Written request: Below are records; work out how many of their lines contain "this" and give only that number.

Items:
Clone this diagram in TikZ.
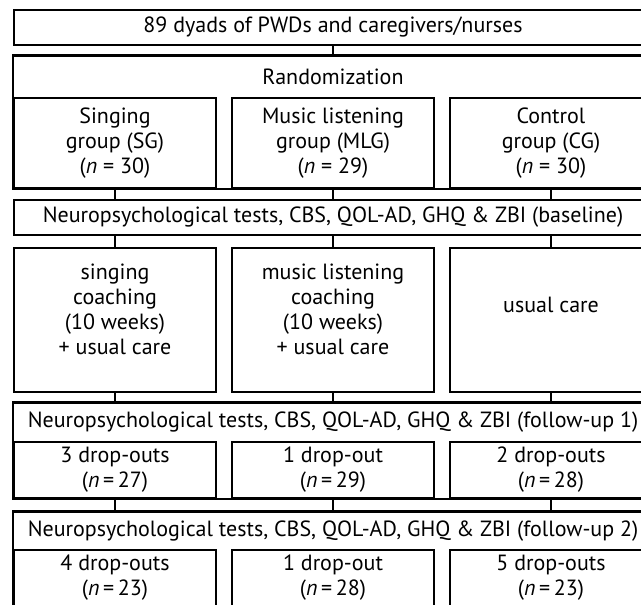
...
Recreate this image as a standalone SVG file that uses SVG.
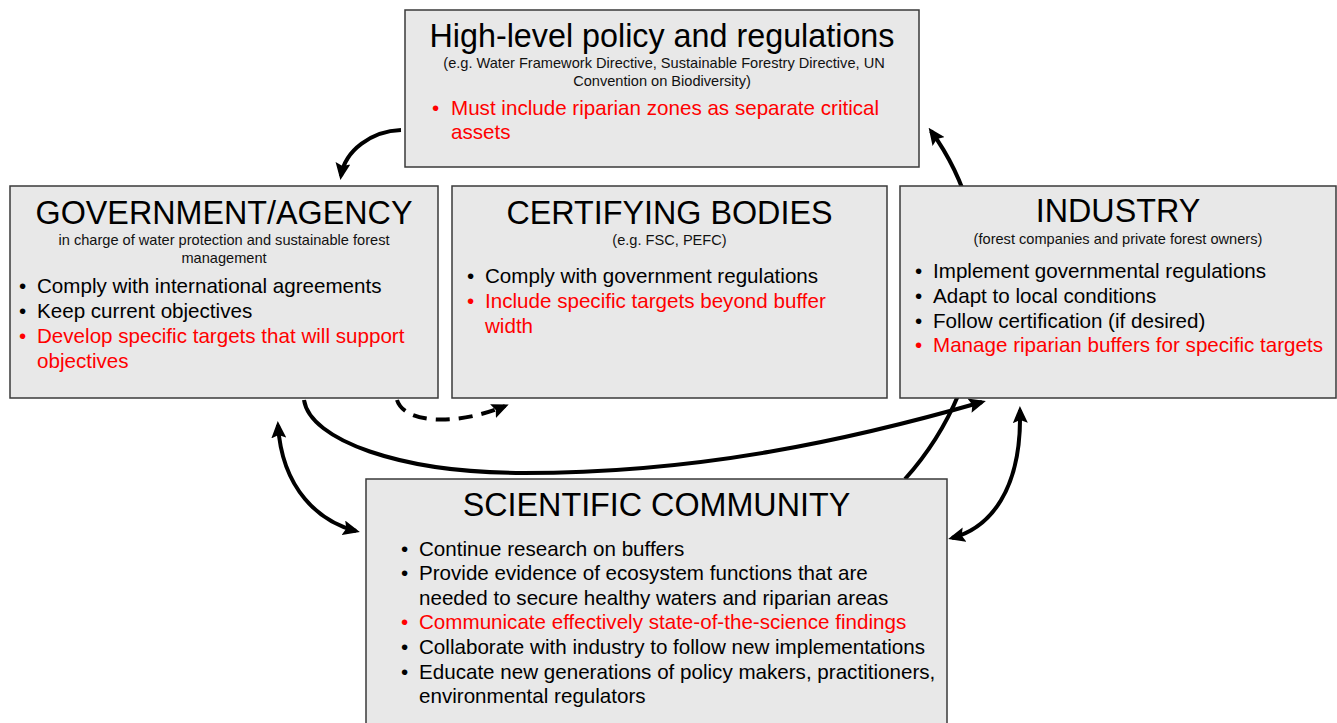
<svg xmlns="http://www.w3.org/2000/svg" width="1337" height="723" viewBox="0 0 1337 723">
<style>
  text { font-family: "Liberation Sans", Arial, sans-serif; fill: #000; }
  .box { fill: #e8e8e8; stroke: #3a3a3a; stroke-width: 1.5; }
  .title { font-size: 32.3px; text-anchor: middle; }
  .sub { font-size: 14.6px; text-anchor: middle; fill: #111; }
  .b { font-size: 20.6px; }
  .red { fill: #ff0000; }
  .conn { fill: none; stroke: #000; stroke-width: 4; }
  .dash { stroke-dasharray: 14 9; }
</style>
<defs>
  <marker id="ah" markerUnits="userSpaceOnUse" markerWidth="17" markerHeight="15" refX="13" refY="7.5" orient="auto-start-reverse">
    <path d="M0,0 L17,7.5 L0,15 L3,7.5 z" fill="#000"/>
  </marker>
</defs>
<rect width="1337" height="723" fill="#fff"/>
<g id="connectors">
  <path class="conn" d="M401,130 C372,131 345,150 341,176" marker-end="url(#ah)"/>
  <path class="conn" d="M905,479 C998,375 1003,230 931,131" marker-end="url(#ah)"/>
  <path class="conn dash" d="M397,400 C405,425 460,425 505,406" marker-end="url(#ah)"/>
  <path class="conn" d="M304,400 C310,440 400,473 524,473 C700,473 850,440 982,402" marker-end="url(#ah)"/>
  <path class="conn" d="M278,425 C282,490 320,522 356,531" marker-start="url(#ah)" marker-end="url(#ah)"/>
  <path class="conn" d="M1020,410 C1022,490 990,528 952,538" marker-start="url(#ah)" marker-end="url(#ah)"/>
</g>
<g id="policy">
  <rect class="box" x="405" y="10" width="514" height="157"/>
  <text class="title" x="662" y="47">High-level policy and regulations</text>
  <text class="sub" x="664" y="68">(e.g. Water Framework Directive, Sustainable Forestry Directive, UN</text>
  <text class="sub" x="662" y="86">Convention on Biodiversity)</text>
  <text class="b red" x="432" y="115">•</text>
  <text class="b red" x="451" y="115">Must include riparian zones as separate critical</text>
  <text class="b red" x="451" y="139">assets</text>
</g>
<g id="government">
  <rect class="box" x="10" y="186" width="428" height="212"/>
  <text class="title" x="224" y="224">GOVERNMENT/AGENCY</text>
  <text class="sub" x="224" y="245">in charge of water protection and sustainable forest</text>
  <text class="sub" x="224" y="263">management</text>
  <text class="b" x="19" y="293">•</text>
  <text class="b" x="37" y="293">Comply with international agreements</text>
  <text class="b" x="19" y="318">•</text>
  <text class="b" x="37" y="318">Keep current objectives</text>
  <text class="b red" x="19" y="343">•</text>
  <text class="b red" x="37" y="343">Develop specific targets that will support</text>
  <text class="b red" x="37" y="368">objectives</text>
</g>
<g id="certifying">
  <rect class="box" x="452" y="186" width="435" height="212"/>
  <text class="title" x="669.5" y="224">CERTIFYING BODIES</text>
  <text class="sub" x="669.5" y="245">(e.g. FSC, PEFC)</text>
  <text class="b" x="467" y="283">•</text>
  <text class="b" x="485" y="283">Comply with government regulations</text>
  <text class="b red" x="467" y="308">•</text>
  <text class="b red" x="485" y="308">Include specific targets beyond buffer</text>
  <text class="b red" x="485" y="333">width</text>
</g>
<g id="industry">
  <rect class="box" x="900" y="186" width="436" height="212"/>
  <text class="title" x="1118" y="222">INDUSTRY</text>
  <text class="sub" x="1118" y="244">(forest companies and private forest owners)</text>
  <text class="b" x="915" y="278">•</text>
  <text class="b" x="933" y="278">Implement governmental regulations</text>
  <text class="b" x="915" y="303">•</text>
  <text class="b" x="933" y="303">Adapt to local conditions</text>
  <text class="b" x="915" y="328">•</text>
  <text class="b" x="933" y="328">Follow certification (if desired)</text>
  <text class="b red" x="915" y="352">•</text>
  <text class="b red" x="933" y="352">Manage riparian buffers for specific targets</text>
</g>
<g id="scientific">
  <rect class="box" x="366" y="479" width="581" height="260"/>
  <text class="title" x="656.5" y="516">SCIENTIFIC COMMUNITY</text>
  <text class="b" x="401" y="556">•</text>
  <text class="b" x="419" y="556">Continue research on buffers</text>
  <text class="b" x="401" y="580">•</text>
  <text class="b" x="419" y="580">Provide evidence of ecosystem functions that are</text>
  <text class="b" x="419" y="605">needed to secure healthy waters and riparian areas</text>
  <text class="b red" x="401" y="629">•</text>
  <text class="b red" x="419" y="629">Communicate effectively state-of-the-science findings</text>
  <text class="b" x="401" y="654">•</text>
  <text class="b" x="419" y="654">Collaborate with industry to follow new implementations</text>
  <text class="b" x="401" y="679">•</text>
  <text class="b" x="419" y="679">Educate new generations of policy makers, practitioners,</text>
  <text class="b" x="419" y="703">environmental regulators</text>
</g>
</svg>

Problem solution: 2